• Exercise directions: Go through the entries below and write each one out exactly.

• Lines of data:
========================================================================

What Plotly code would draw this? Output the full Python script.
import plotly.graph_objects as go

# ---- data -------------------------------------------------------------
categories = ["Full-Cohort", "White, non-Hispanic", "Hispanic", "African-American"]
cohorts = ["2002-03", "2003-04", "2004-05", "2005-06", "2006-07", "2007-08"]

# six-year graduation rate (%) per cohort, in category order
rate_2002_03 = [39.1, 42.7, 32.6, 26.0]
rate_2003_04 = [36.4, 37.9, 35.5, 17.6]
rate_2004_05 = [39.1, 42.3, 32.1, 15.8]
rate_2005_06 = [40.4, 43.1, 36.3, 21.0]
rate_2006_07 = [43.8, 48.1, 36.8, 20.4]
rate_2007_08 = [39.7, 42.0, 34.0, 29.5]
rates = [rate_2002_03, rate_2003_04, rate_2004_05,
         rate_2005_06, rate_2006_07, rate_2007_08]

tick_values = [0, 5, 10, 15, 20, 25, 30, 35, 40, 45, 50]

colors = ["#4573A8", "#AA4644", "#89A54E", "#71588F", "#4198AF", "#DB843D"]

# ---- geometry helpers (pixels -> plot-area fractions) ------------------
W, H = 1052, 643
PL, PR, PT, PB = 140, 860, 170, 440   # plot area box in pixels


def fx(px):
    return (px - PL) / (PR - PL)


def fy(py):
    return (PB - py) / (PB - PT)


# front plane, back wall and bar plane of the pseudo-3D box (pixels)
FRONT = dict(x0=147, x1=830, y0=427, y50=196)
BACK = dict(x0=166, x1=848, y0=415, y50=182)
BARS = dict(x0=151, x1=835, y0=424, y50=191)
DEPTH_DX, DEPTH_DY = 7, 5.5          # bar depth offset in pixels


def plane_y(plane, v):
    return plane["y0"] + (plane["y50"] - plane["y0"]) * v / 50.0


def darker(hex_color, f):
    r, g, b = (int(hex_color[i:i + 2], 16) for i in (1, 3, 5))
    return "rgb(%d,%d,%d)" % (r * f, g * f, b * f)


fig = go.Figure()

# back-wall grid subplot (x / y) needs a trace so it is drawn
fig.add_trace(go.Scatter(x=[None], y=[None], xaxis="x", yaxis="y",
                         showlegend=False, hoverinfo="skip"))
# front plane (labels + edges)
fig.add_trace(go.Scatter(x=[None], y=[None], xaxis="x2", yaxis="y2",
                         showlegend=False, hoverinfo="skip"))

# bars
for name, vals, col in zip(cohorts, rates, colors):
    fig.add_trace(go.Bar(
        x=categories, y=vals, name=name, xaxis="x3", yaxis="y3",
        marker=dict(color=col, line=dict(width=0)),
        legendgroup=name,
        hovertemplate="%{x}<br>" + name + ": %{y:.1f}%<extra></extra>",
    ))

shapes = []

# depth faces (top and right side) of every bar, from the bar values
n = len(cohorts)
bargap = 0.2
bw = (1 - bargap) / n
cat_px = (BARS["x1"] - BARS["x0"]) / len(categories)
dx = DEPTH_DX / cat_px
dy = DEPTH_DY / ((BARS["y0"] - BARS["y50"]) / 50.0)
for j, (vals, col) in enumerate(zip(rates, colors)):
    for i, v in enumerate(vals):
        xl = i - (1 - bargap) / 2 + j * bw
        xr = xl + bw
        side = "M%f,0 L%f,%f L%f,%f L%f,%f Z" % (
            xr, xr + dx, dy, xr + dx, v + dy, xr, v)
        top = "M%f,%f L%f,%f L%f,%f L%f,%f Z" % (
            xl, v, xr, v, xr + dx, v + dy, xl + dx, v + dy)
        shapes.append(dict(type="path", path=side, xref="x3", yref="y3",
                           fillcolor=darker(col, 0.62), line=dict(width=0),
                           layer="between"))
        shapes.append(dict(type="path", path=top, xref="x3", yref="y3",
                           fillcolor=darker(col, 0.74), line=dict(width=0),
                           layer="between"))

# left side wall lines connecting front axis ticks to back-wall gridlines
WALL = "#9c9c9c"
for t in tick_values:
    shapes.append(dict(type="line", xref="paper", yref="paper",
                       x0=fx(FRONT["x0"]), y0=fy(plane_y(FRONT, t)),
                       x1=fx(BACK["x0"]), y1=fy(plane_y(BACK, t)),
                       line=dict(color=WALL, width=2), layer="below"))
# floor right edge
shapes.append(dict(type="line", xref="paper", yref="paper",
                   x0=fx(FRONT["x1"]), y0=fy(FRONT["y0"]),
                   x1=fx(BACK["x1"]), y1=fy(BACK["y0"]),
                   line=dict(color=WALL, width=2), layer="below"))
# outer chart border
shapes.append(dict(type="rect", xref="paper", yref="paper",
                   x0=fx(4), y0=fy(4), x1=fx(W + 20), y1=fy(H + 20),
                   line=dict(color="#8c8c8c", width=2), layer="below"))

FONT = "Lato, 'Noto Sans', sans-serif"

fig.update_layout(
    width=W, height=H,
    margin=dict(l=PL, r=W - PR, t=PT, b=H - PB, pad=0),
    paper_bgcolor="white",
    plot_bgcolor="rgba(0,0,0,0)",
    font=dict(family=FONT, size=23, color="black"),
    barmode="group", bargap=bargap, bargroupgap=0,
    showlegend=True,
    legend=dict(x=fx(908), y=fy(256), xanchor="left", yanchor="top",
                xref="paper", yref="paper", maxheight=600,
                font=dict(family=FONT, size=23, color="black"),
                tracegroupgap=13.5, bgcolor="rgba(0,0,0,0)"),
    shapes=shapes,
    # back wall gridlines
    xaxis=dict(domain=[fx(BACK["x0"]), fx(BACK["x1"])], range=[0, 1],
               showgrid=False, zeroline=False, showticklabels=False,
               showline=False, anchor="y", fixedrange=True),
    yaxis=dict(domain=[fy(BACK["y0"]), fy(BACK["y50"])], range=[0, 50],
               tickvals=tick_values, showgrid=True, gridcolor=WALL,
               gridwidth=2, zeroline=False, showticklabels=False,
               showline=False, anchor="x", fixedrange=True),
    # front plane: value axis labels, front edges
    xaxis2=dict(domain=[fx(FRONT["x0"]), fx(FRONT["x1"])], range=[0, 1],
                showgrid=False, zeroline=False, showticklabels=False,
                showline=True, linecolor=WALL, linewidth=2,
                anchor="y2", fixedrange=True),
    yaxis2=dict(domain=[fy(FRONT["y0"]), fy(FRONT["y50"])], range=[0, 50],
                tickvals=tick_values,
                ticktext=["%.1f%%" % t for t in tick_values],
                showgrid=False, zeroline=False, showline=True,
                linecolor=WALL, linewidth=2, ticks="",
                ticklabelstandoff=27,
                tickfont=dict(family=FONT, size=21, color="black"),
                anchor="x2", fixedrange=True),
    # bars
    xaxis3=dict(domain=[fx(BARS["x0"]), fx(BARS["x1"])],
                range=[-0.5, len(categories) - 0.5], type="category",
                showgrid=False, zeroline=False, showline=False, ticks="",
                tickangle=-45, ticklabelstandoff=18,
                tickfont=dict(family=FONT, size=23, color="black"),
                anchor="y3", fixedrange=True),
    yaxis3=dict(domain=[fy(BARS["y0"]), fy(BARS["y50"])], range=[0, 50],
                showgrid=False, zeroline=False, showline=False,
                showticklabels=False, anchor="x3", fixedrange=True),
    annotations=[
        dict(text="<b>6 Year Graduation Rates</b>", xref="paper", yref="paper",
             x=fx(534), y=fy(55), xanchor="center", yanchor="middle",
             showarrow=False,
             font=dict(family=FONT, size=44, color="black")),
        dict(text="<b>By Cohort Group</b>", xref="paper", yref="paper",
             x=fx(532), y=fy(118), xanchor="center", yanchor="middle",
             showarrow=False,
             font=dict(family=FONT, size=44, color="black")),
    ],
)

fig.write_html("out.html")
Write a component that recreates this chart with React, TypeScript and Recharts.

========================================================================

• Written answer:
What Plotly code would draw this? Output the full Python script.
import plotly.graph_objects as go

# ---- data -------------------------------------------------------------
categories = ["Full-Cohort", "White, non-Hispanic", "Hispanic", "African-American"]
cohorts = ["2002-03", "2003-04", "2004-05", "2005-06", "2006-07", "2007-08"]

# six-year graduation rate (%) per cohort, in category order
rate_2002_03 = [39.1, 42.7, 32.6, 26.0]
rate_2003_04 = [36.4, 37.9, 35.5, 17.6]
rate_2004_05 = [39.1, 42.3, 32.1, 15.8]
rate_2005_06 = [40.4, 43.1, 36.3, 21.0]
rate_2006_07 = [43.8, 48.1, 36.8, 20.4]
rate_2007_08 = [39.7, 42.0, 34.0, 29.5]
rates = [rate_2002_03, rate_2003_04, rate_2004_05,
         rate_2005_06, rate_2006_07, rate_2007_08]

tick_values = [0, 5, 10, 15, 20, 25, 30, 35, 40, 45, 50]

colors = ["#4573A8", "#AA4644", "#89A54E", "#71588F", "#4198AF", "#DB843D"]

# ---- geometry helpers (pixels -> plot-area fractions) ------------------
W, H = 1052, 643
PL, PR, PT, PB = 140, 860, 170, 440   # plot area box in pixels


def fx(px):
    return (px - PL) / (PR - PL)


def fy(py):
    return (PB - py) / (PB - PT)


# front plane, back wall and bar plane of the pseudo-3D box (pixels)
FRONT = dict(x0=147, x1=830, y0=427, y50=196)
BACK = dict(x0=166, x1=848, y0=415, y50=182)
BARS = dict(x0=151, x1=835, y0=424, y50=191)
DEPTH_DX, DEPTH_DY = 7, 5.5          # bar depth offset in pixels


def plane_y(plane, v):
    return plane["y0"] + (plane["y50"] - plane["y0"]) * v / 50.0


def darker(hex_color, f):
    r, g, b = (int(hex_color[i:i + 2], 16) for i in (1, 3, 5))
    return "rgb(%d,%d,%d)" % (r * f, g * f, b * f)


fig = go.Figure()

# back-wall grid subplot (x / y) needs a trace so it is drawn
fig.add_trace(go.Scatter(x=[None], y=[None], xaxis="x", yaxis="y",
                         showlegend=False, hoverinfo="skip"))
# front plane (labels + edges)
fig.add_trace(go.Scatter(x=[None], y=[None], xaxis="x2", yaxis="y2",
                         showlegend=False, hoverinfo="skip"))

# bars
for name, vals, col in zip(cohorts, rates, colors):
    fig.add_trace(go.Bar(
        x=categories, y=vals, name=name, xaxis="x3", yaxis="y3",
        marker=dict(color=col, line=dict(width=0)),
        legendgroup=name,
        hovertemplate="%{x}<br>" + name + ": %{y:.1f}%<extra></extra>",
    ))

shapes = []

# depth faces (top and right side) of every bar, from the bar values
n = len(cohorts)
bargap = 0.2
bw = (1 - bargap) / n
cat_px = (BARS["x1"] - BARS["x0"]) / len(categories)
dx = DEPTH_DX / cat_px
dy = DEPTH_DY / ((BARS["y0"] - BARS["y50"]) / 50.0)
for j, (vals, col) in enumerate(zip(rates, colors)):
    for i, v in enumerate(vals):
        xl = i - (1 - bargap) / 2 + j * bw
        xr = xl + bw
        side = "M%f,0 L%f,%f L%f,%f L%f,%f Z" % (
            xr, xr + dx, dy, xr + dx, v + dy, xr, v)
        top = "M%f,%f L%f,%f L%f,%f L%f,%f Z" % (
            xl, v, xr, v, xr + dx, v + dy, xl + dx, v + dy)
        shapes.append(dict(type="path", path=side, xref="x3", yref="y3",
                           fillcolor=darker(col, 0.62), line=dict(width=0),
                           layer="between"))
        shapes.append(dict(type="path", path=top, xref="x3", yref="y3",
                           fillcolor=darker(col, 0.74), line=dict(width=0),
                           layer="between"))

# left side wall lines connecting front axis ticks to back-wall gridlines
WALL = "#9c9c9c"
for t in tick_values:
    shapes.append(dict(type="line", xref="paper", yref="paper",
                       x0=fx(FRONT["x0"]), y0=fy(plane_y(FRONT, t)),
                       x1=fx(BACK["x0"]), y1=fy(plane_y(BACK, t)),
                       line=dict(color=WALL, width=2), layer="below"))
# floor right edge
shapes.append(dict(type="line", xref="paper", yref="paper",
                   x0=fx(FRONT["x1"]), y0=fy(FRONT["y0"]),
                   x1=fx(BACK["x1"]), y1=fy(BACK["y0"]),
                   line=dict(color=WALL, width=2), layer="below"))
# outer chart border
shapes.append(dict(type="rect", xref="paper", yref="paper",
                   x0=fx(4), y0=fy(4), x1=fx(W + 20), y1=fy(H + 20),
                   line=dict(color="#8c8c8c", width=2), layer="below"))

FONT = "Lato, 'Noto Sans', sans-serif"

fig.update_layout(
    width=W, height=H,
    margin=dict(l=PL, r=W - PR, t=PT, b=H - PB, pad=0),
    paper_bgcolor="white",
    plot_bgcolor="rgba(0,0,0,0)",
    font=dict(family=FONT, size=23, color="black"),
    barmode="group", bargap=bargap, bargroupgap=0,
    showlegend=True,
    legend=dict(x=fx(908), y=fy(256), xanchor="left", yanchor="top",
                xref="paper", yref="paper", maxheight=600,
                font=dict(family=FONT, size=23, color="black"),
                tracegroupgap=13.5, bgcolor="rgba(0,0,0,0)"),
    shapes=shapes,
    # back wall gridlines
    xaxis=dict(domain=[fx(BACK["x0"]), fx(BACK["x1"])], range=[0, 1],
               showgrid=False, zeroline=False, showticklabels=False,
               showline=False, anchor="y", fixedrange=True),
    yaxis=dict(domain=[fy(BACK["y0"]), fy(BACK["y50"])], range=[0, 50],
               tickvals=tick_values, showgrid=True, gridcolor=WALL,
               gridwidth=2, zeroline=False, showticklabels=False,
               showline=False, anchor="x", fixedrange=True),
    # front plane: value axis labels, front edges
    xaxis2=dict(domain=[fx(FRONT["x0"]), fx(FRONT["x1"])], range=[0, 1],
                showgrid=False, zeroline=False, showticklabels=False,
                showline=True, linecolor=WALL, linewidth=2,
                anchor="y2", fixedrange=True),
    yaxis2=dict(domain=[fy(FRONT["y0"]), fy(FRONT["y50"])], range=[0, 50],
                tickvals=tick_values,
                ticktext=["%.1f%%" % t for t in tick_values],
                showgrid=False, zeroline=False, showline=True,
                linecolor=WALL, linewidth=2, ticks="",
                ticklabelstandoff=27,
                tickfont=dict(family=FONT, size=21, color="black"),
                anchor="x2", fixedrange=True),
    # bars
    xaxis3=dict(domain=[fx(BARS["x0"]), fx(BARS["x1"])],
                range=[-0.5, len(categories) - 0.5], type="category",
                showgrid=False, zeroline=False, showline=False, ticks="",
                tickangle=-45, ticklabelstandoff=18,
                tickfont=dict(family=FONT, size=23, color="black"),
                anchor="y3", fixedrange=True),
    yaxis3=dict(domain=[fy(BARS["y0"]), fy(BARS["y50"])], range=[0, 50],
                showgrid=False, zeroline=False, showline=False,
                showticklabels=False, anchor="x3", fixedrange=True),
    annotations=[
        dict(text="<b>6 Year Graduation Rates</b>", xref="paper", yref="paper",
             x=fx(534), y=fy(55), xanchor="center", yanchor="middle",
             showarrow=False,
             font=dict(family=FONT, size=44, color="black")),
        dict(text="<b>By Cohort Group</b>", xref="paper", yref="paper",
             x=fx(532), y=fy(118), xanchor="center", yanchor="middle",
             showarrow=False,
             font=dict(family=FONT, size=44, color="black")),
    ],
)

fig.write_html("out.html")
Write a component that recreates this chart with React, TypeScript and Recharts.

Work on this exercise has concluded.